1. Предчувствие наступающей тьмы, ощущение серного дыхания преисподней — вот самое сильное душевное переживание наших дней. Старые штампы, помогавшие спокойно жить прежде, теперь истёрты или разбиты. Религиозные и общественные мифы, поддерживавшие народы ещё вчера, либо набили оскомину, либо опорочены и посрамлены. Недаром одним из самых употребляемых терминов современной публицистики стал термин «хаос», и неспроста новые философские формулы определяют общество как «спонтанную виталистскую толпу», а историю как «движение плюс неопределённость».
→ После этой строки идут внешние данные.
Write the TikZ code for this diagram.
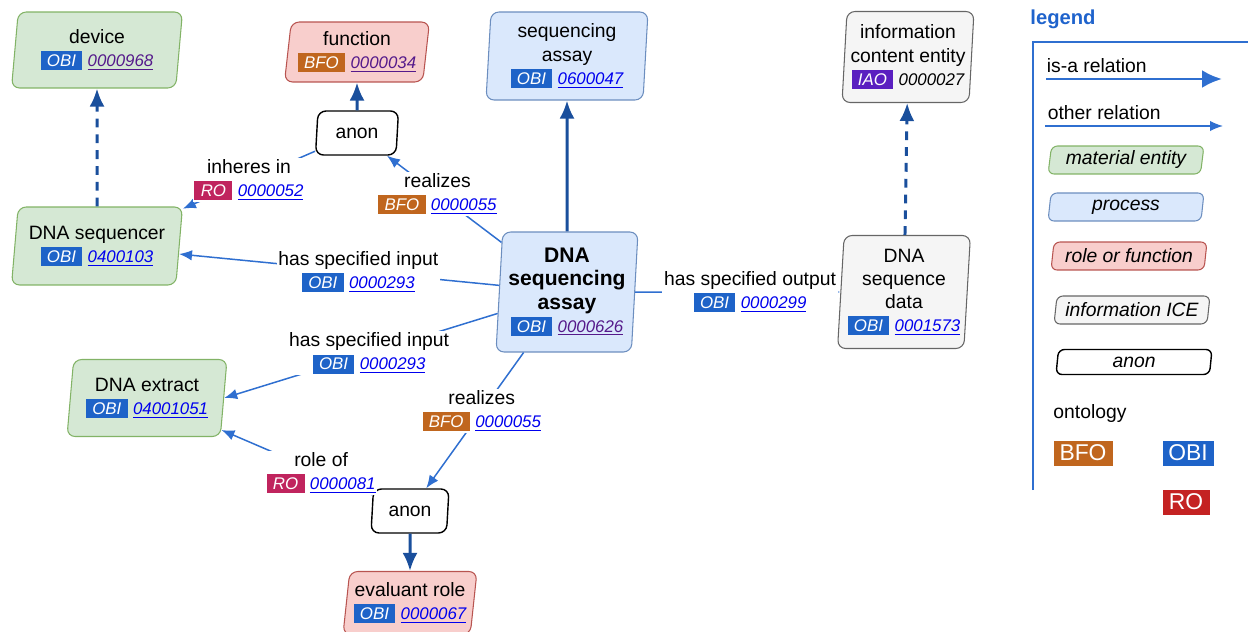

2. Что стоит за понятием «хаос»? Мода? Смутная фантазия о непроглядном будущем? Безразличие разума, нарекающего иррациональным всего лишь неосмысленную рациональность? Не то, не другое, не третье. Мы видим здесь нечто более глубокое — то, что можно было бы справедливо назвать знаком времени. С понятием «хаос» сопряжено важнейшее устремление современного мира, вернее — завершение этого устремления, его окончательное исполнение. Мы присутствуем не просто при вскрытии, обнаружении хаоса, не замечаемого прежде, но всегда копошившегося по соседству, а при начале его деятельного наступления. Хаос спал под покровом рассудка, пока не пробил час, когда ему пришла пора пробудиться. А раз так, то пришла пора и человеку постичь хаос. Но при этом он должен принципиально отказаться от рассудочных моделей, которые прежде служили ему основным инструментом постижения мира. Иначе человек не выстоит. Он погибнет или станет рабом Господина Хаоса.